The justices, in an 8-1 vote, said the Food and Drug Administration may raise the allowable levels of naturally occurring poisons in corn, peanuts and other foods without holding public hearings or publishing formal regulations.
The decision was a victory for an array of food firms, which had said the lower-court ruling, if allowed to stand, could "seriously disrupt the nation's food supply."
The losers--two Ralph Nader consumer groups--said the ruling would shut the public out of decisions affecting the purity of the nation's foodstuffs.
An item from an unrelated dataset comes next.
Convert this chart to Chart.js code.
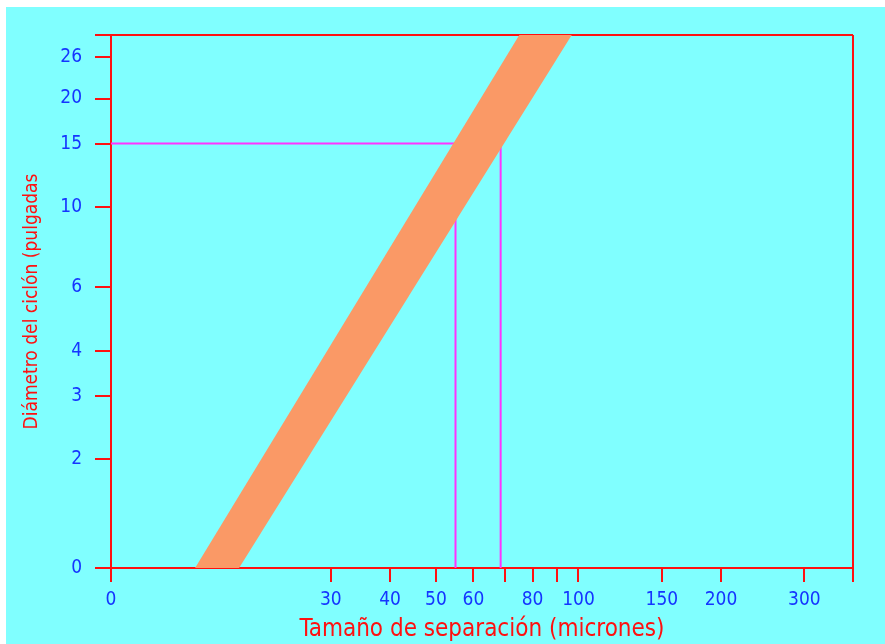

The outcome turned on an ambiguous sentence in a 1938 law: "The secretary (of agriculture) shall promulgate regulations limiting the quantity (of the poisonous substance) to such extent as he finds necessary for the protection of public health."
Justice Sandra Day O'Connor said the sentence could be read either to require the secretary to promulgate regulations "to such extent as he finds necessary" or to require him to limit the poisonous substance "to such extent as he finds necessary."
Because the law is unclear, the court said it would not overturn the FDA's judgment that formal regulations were not needed. Only Justice John Paul Stevens dissented. (Young vs. Community Nutrition Institute, 85-664.)
The case began with a dispute concerning an acceptable level of aflatoxins, a cancer-causing mold that grows on products such as corn.
The National Academy of Sciences has called aflatoxins the "most potent carcinogen known in laboratory animals."
The FDA had limited the acceptable level of aflatoxins to 22 parts per billion but, in 1980, allowed some shipments of corn to be delivered with "tolerance levels" of up to 100 parts per billion. A Washington consumer group opposed that change and obtained a federal appeals ruling overturning it. The Supreme Court in turn reversed that ruling on Tuesday.
FDA Commissioner Frank E. Young said he was "delighted" by the high court ruling. The lower court ruling, if allowed to stand, "would have tied our hands terribly. In a public emergency, we can't go through the process of rule-making," Young said.
Attorneys for the food producers said that Tuesday's ruling averted a headache for them because the lower court ruling, if upheld, meant that all related foodstuffs would have been declared "adulterated" until the FDA could publish formal rules.
In another case, the justices ruled that states may not limit the special preferences they give veterans for civil service jobs to those who were residents when they entered military service.
The court, by a vote of 6 to 3, struck down a New York law that gave additional points on examinations to veterans who served during time of war and lived in the state both currently and when they enlisted or were drafted.
The ruling appeared to cast doubt on laws in about 15 other states that grant a wide range of benefits, including job preferences, educational assistance and home loans, to veterans who were residents when they entered the service. The California Department of Veterans Affairs said that the state gives some preferences to veterans who were born in California or who could establish that they were bona fide residents at the time of entry or reentry into the service.
The justices rejected contentions by New York authorities that the law was justifiable because it encouraged residents to join the armed services, induced veterans to return home, helped veterans reestablish themselves and provided the state with job applicants who had useful experience.
Opinion by Brennan
Justice William J. Brennan Jr., in a plurality opinion, said that those interests could have been met by granting job preferences to all otherwise qualified veterans. (Attorney General of N.Y. vs. Soto-Lopez, 84-1803.)
The law, Brennan said, violated constitutionally protected rights to migrate freely and to receive equal protection of the law.
"Members of the armed forces serve the nation as a whole," he said. "While a service person's home state doubtless derives indirect benefit from his or her service, the state benefits equally from the contributions to our national security made by other service personnel."
In dissent, Justice Sandra Day O'Connor said the law was a constitutionally permissible way of providing returning war veterans with "a tangible and useful expression of gratitude."